#### Instructions for the task:
Skip all pictures. Write out the data below from its first line through the line that contains "-0.00944, -0.01283, -0.01299];".

====== Given information ======

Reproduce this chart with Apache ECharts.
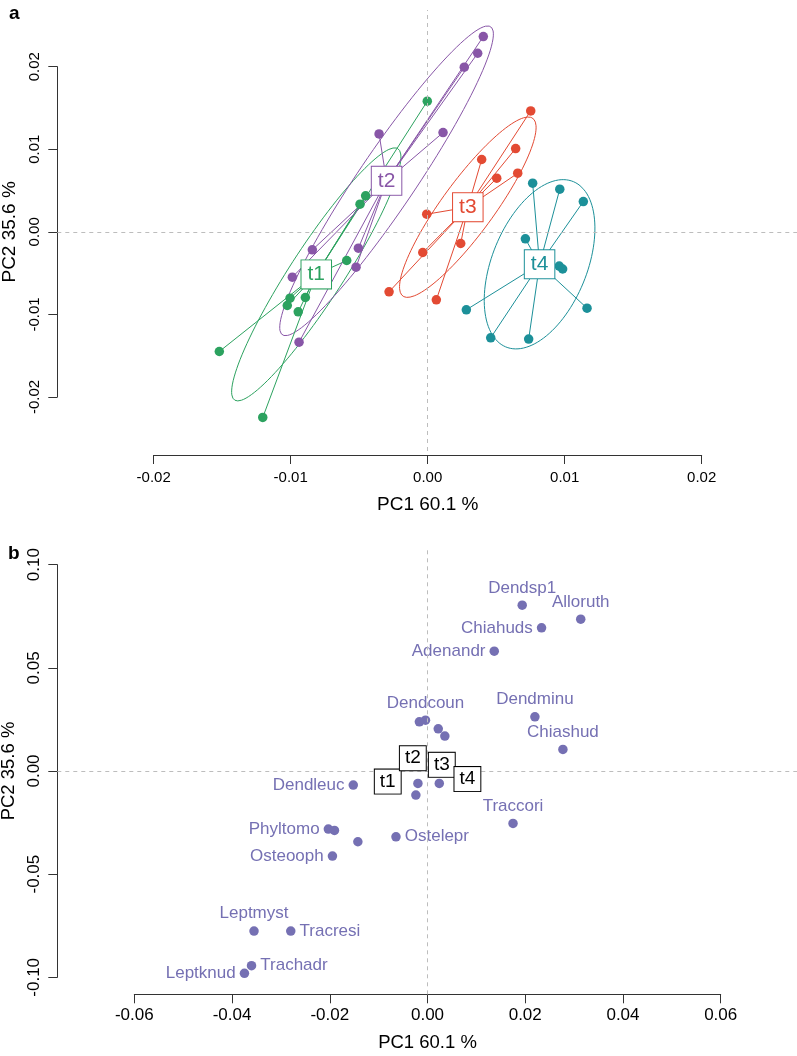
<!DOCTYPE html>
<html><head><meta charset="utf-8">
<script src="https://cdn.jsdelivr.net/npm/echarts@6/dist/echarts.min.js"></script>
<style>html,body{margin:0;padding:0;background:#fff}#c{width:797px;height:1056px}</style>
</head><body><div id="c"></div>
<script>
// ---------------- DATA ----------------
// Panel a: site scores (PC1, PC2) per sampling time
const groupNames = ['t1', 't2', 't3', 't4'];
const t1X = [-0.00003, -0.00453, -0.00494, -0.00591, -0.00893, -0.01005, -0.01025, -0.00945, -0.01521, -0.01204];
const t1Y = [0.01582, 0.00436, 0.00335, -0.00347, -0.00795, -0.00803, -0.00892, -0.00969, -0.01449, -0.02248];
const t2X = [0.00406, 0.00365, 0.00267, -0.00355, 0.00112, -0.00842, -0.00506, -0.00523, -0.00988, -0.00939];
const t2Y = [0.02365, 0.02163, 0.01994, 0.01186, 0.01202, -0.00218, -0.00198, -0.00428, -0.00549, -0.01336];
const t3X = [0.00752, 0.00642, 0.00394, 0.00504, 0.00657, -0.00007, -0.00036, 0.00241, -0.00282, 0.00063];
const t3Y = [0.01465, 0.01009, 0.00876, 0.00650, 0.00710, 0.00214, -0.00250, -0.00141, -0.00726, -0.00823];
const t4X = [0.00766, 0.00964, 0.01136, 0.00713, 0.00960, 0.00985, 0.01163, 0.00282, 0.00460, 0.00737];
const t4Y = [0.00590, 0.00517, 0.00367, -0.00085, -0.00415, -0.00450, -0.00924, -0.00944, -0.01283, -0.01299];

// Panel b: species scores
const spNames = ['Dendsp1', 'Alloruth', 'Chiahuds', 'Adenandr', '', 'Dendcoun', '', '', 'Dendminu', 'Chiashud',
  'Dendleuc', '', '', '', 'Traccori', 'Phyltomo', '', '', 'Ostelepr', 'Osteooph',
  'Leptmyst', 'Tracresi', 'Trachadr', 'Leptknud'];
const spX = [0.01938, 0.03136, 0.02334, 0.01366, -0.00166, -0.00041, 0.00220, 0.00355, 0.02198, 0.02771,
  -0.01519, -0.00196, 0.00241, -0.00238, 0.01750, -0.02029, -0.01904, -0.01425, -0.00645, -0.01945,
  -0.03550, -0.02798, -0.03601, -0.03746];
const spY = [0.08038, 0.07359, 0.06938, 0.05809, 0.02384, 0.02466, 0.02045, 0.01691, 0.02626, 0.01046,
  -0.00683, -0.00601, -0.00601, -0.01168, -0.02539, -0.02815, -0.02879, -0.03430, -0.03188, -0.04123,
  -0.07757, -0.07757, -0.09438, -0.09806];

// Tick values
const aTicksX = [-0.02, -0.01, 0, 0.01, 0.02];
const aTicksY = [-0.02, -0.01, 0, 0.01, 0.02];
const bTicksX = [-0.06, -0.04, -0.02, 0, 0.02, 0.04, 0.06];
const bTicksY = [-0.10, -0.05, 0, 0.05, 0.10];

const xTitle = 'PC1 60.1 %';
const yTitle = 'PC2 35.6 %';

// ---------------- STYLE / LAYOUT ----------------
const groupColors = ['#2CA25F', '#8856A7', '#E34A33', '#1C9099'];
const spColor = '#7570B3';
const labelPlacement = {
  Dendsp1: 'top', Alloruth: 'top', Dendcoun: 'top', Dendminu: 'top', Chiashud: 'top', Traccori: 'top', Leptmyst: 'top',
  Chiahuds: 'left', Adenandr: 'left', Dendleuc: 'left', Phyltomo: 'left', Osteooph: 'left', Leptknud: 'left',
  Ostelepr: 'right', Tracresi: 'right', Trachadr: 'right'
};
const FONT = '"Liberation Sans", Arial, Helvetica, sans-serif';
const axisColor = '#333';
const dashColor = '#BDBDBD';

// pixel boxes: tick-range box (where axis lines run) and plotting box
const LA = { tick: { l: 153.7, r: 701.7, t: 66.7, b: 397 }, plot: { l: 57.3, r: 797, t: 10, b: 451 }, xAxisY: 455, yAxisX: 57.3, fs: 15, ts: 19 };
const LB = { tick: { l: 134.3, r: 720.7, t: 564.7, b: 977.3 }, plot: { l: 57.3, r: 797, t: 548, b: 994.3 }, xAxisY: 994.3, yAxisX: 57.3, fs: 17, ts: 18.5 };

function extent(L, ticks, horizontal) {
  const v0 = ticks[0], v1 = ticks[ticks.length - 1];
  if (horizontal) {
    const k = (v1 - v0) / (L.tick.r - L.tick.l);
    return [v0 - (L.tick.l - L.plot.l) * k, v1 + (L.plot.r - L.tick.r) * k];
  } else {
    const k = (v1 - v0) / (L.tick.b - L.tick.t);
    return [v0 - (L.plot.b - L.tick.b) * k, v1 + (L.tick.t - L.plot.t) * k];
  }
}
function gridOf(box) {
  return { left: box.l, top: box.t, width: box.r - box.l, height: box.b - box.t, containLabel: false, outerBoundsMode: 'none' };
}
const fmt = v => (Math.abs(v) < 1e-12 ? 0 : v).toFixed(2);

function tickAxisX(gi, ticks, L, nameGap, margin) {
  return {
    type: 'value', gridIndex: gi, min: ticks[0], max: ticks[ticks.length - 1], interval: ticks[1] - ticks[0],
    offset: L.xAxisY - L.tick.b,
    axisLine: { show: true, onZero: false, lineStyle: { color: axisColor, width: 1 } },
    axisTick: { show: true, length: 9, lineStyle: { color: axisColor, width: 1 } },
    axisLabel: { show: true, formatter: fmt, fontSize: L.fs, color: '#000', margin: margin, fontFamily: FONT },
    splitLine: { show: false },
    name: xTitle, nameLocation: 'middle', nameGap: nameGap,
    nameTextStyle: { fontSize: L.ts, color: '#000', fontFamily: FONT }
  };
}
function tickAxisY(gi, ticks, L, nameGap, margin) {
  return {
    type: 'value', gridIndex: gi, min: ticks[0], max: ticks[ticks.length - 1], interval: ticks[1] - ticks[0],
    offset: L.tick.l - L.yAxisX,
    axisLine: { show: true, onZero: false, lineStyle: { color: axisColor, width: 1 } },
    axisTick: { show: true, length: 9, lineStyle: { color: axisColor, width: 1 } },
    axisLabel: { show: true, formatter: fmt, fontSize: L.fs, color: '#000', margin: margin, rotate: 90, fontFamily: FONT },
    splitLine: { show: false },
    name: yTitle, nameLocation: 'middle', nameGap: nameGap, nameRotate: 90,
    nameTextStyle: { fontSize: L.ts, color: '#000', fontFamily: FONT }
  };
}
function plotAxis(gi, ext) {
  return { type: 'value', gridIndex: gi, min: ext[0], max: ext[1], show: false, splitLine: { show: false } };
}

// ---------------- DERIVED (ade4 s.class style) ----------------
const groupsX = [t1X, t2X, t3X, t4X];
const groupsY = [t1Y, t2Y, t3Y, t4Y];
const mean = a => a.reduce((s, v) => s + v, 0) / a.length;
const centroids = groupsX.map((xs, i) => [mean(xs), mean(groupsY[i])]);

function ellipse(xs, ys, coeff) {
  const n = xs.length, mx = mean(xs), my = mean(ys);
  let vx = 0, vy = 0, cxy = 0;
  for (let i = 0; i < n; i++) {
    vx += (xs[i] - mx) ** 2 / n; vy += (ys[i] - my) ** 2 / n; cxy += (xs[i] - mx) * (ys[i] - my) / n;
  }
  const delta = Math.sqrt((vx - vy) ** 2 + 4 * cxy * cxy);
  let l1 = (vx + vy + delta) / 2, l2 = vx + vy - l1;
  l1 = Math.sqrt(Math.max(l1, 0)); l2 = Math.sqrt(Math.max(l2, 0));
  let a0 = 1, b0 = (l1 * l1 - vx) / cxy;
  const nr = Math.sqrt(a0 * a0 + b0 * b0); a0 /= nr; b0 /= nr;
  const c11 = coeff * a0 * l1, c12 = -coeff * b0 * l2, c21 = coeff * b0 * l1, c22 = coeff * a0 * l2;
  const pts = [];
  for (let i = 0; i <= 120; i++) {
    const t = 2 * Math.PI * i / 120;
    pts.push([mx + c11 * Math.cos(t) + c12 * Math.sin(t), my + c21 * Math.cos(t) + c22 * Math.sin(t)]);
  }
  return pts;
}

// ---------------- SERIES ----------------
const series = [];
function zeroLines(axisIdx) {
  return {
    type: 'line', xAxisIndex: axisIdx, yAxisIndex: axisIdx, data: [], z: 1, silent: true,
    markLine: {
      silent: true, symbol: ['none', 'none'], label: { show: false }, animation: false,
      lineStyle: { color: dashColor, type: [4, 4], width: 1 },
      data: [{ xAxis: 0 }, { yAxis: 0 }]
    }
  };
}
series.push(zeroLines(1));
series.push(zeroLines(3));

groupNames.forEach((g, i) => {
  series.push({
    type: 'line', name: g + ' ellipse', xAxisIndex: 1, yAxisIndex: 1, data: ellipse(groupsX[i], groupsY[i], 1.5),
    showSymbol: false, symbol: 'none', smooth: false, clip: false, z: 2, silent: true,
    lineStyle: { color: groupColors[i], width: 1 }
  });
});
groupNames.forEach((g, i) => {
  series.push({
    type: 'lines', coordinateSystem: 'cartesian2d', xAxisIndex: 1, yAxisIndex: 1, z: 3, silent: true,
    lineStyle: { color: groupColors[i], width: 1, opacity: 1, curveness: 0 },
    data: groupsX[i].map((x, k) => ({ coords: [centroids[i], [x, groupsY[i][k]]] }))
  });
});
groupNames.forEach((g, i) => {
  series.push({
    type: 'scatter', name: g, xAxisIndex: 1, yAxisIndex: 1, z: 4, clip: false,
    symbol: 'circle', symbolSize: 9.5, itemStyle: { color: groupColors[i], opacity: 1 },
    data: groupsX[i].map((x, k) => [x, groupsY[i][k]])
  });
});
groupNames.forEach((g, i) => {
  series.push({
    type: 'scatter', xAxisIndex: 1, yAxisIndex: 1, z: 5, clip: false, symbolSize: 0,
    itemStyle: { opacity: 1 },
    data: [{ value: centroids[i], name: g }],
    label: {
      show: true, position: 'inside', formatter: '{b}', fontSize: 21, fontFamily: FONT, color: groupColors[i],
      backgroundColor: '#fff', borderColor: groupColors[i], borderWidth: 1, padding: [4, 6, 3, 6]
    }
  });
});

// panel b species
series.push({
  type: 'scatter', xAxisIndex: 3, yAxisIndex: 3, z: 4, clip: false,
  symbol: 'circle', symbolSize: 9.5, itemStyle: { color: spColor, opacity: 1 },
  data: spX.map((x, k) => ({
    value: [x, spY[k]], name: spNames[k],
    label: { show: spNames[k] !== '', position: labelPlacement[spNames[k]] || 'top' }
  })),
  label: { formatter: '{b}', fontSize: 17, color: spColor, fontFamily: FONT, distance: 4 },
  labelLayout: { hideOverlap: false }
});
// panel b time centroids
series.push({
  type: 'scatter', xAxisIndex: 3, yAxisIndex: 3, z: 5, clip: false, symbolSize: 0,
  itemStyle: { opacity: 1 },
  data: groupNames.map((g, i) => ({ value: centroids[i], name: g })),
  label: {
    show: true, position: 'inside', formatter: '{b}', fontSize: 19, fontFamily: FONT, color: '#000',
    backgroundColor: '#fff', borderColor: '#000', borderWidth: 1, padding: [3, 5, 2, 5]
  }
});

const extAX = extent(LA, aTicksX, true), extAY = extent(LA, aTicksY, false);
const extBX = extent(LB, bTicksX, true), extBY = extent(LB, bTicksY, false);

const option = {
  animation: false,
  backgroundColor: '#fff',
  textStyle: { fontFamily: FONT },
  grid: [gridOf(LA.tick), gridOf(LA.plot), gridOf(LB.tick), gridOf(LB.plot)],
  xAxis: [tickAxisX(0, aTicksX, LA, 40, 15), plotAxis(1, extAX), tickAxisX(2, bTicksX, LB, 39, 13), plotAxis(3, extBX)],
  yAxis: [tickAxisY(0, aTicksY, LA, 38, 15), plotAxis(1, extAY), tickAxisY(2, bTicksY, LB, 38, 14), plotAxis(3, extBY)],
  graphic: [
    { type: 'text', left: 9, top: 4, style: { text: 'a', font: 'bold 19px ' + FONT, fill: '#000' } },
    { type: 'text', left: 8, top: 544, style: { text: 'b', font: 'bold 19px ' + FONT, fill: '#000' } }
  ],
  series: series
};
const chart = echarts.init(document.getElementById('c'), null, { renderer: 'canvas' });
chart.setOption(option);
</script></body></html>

======

#### Answer to this problem:
Reproduce this chart with Apache ECharts.
<!DOCTYPE html>
<html><head><meta charset="utf-8">
<script src="https://cdn.jsdelivr.net/npm/echarts@6/dist/echarts.min.js"></script>
<style>html,body{margin:0;padding:0;background:#fff}#c{width:797px;height:1056px}</style>
</head><body><div id="c"></div>
<script>
// ---------------- DATA ----------------
// Panel a: site scores (PC1, PC2) per sampling time
const groupNames = ['t1', 't2', 't3', 't4'];
const t1X = [-0.00003, -0.00453, -0.00494, -0.00591, -0.00893, -0.01005, -0.01025, -0.00945, -0.01521, -0.01204];
const t1Y = [0.01582, 0.00436, 0.00335, -0.00347, -0.00795, -0.00803, -0.00892, -0.00969, -0.01449, -0.02248];
const t2X = [0.00406, 0.00365, 0.00267, -0.00355, 0.00112, -0.00842, -0.00506, -0.00523, -0.00988, -0.00939];
const t2Y = [0.02365, 0.02163, 0.01994, 0.01186, 0.01202, -0.00218, -0.00198, -0.00428, -0.00549, -0.01336];
const t3X = [0.00752, 0.00642, 0.00394, 0.00504, 0.00657, -0.00007, -0.00036, 0.00241, -0.00282, 0.00063];
const t3Y = [0.01465, 0.01009, 0.00876, 0.00650, 0.00710, 0.00214, -0.00250, -0.00141, -0.00726, -0.00823];
const t4X = [0.00766, 0.00964, 0.01136, 0.00713, 0.00960, 0.00985, 0.01163, 0.00282, 0.00460, 0.00737];
const t4Y = [0.00590, 0.00517, 0.00367, -0.00085, -0.00415, -0.00450, -0.00924, -0.00944, -0.01283, -0.01299];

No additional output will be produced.